I'm trying to implement a simple name search using elasticsearch and a java app as the client.
Schema:
{
"firstname": {
"type": "string",
"analyzer": "standard"
},
"lastname": {
"type": "string",
"analyzer": "standard"
},
"fullname": {
"type": "string",
"analyzer": "standard"
}
}
Query:
{
"query": {
"bool": {
"must": [
{
"match": {
"fullname": {
"query": "Michael Jordan",
"type": "boolean",
"fuzziness": 1,
"minimum_should_match": "100%"
}
}
},
{
"match": {
"lastname": {
"query": "Michael Jordan",
"type": "boolean",
"fuzziness": 1
}
}
}
]
}
}
}
Code:
String fullname = QueryParser.escape(queryFullname);
BoolQueryBuilder queryBuilder = boolQuery()
.must(matchQuery("fullname", fullname).fuzziness(fuzziness).minimumShouldMatch("100%"))
.must(matchQuery("lastname", fullname).fuzziness(fuzziness));
Requirements:
- Use the existing mapping. This means that I can't change the analyzer. This doesn't affect a lot, as the only thing I would add is asciifolding.

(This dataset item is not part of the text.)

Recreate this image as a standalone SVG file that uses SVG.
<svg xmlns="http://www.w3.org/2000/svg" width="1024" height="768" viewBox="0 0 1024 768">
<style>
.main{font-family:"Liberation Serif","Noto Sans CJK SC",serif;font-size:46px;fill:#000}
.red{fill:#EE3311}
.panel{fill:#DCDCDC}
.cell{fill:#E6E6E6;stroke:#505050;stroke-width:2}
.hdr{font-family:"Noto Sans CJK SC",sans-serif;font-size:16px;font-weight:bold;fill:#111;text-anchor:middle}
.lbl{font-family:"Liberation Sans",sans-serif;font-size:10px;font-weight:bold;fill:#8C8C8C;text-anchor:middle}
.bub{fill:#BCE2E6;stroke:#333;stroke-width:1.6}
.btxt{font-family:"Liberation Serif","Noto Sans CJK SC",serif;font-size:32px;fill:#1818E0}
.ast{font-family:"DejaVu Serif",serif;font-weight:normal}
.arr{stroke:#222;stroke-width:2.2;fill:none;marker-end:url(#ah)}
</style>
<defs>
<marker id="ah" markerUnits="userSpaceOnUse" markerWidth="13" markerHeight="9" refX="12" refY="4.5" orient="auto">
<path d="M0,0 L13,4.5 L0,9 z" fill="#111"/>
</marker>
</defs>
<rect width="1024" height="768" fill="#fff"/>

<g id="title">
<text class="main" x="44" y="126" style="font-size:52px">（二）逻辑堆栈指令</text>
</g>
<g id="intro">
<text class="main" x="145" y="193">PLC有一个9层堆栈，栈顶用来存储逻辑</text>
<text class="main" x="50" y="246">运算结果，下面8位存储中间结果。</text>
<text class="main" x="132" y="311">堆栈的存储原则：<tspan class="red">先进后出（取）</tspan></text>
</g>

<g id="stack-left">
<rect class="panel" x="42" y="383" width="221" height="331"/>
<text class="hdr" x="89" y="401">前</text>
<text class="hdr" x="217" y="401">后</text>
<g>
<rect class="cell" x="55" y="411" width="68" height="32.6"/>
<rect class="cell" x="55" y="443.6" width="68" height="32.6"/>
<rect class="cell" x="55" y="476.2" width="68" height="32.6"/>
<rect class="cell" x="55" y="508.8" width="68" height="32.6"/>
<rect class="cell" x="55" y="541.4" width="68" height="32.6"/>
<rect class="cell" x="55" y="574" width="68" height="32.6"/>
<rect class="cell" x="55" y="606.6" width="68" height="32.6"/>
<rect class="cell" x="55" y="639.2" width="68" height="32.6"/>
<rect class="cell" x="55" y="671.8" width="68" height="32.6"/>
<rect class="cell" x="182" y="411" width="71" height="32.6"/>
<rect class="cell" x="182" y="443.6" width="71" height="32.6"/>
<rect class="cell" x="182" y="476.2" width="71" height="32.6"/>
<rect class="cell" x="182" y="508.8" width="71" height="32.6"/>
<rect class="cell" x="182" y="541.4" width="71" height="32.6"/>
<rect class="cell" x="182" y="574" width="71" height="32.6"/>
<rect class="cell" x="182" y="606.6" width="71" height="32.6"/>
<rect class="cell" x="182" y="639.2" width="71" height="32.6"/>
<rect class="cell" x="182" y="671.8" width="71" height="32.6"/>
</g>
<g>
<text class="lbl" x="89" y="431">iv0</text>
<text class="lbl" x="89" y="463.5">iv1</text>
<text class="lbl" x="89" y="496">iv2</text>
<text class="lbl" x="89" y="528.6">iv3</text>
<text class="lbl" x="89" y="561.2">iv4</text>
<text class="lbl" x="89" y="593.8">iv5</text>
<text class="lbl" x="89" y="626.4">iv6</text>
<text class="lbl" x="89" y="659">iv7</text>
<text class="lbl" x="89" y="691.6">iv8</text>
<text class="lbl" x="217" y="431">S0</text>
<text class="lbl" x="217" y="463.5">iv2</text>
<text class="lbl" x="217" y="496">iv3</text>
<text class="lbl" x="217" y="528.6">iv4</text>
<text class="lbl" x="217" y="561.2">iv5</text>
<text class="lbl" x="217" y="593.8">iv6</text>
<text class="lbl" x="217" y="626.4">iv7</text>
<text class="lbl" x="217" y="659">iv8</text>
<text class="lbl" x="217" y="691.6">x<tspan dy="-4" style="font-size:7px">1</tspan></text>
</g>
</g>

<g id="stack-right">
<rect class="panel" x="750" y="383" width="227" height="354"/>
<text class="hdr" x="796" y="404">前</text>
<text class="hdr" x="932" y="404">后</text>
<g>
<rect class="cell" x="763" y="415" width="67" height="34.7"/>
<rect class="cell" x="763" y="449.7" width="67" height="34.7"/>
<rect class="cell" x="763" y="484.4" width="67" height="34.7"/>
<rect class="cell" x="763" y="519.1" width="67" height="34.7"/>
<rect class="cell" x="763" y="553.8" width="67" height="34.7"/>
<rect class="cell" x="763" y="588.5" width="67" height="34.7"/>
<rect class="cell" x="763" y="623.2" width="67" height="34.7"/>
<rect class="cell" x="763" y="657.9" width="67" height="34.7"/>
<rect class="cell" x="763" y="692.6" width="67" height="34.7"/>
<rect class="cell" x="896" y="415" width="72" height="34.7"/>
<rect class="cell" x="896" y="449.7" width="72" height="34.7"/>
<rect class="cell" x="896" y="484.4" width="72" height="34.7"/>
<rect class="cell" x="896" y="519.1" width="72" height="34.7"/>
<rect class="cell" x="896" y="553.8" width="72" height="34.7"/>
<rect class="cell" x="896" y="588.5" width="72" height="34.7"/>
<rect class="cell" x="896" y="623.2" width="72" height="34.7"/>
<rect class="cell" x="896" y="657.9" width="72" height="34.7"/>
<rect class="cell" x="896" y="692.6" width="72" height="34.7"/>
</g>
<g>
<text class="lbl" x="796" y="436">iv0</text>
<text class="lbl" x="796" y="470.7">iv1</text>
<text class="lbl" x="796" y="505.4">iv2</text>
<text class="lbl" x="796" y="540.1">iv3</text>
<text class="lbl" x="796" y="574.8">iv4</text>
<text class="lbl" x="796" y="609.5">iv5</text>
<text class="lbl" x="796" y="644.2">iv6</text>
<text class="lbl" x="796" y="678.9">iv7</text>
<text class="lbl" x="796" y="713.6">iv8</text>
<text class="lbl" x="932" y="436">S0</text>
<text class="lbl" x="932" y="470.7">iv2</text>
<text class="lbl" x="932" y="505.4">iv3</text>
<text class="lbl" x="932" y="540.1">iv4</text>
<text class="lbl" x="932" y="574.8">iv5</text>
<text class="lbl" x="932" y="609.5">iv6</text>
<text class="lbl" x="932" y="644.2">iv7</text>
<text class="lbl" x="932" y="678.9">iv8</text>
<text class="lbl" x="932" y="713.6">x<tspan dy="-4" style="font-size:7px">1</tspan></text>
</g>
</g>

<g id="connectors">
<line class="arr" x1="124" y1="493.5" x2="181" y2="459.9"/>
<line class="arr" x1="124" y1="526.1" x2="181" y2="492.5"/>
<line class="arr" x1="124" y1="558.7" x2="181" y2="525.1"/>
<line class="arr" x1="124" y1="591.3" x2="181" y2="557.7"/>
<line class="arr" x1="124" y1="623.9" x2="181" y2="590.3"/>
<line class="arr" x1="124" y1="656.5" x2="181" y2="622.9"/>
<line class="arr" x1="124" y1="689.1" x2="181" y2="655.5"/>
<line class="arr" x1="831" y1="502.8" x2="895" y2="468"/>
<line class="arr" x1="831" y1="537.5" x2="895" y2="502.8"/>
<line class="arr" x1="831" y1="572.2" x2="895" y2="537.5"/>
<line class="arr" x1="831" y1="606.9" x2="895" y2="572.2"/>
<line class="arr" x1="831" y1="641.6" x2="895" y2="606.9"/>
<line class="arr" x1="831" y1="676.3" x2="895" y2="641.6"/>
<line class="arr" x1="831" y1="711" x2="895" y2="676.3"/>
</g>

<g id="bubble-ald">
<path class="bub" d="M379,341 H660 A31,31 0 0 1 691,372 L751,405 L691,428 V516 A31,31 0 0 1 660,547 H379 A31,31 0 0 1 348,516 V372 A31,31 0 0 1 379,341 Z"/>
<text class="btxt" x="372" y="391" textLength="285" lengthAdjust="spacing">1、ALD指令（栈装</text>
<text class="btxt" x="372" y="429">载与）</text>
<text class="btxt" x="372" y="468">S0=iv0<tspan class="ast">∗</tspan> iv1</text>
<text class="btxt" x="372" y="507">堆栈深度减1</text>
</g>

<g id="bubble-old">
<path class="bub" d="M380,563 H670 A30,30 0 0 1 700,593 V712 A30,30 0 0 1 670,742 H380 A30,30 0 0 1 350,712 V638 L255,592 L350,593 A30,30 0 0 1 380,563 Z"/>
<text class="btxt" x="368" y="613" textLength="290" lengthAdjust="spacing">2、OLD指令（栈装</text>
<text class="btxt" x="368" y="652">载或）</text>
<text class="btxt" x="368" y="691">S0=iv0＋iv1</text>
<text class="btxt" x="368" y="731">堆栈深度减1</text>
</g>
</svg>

- Return results when searching only with lastname, but do not when searching only with firstname
- Allow space for errors in the query param. This is the reason for the fuzziness, it also takes care the absence of asciifolding, although it narrows the window error.
Explanation:
- I'm using
mustin fullname and lastname only, since searching with firstname would break one of the requirements. - I'm using minimum should match of 100% in fullname since I want all query terms to have a match with the document terms in order to mark it as a result. There is a window of error through fuzziness.
- The reason I'm using fullname too, and not only last name is because I want to get better scores when the whole fullname is a match.
- The reason I'm using the lastname can be better explained through an example
Documents:
- fullname: Paul Foo Bar, firstname: Paul, lastname: Foo Bar
- fullname: Paul Alkis Desk, firstname: Paul, lastname: Alkis Desk
Query:
- Paul Bar
The query as is, will bring Paul Foo Bar which I want. If I use only the fullname and remove minimum should match it will bring both (because of Paul) which I don't want. If I keep and play with minimum should match the results will become very inconsistent.
My question is, is the logic good enough? Is there a better (i.e. faster or more reliable) way to do what I need without changing the mapping? I haven't tested the performance yet, but can you spot any major performance pitfalls?
I'm using ElasticSearch 1.7.5
p.s. If you find this to be utterly wrong and for a variety of reasons, then feel free to say so and point me to some useful reading material. I'm a new to elasticsearch.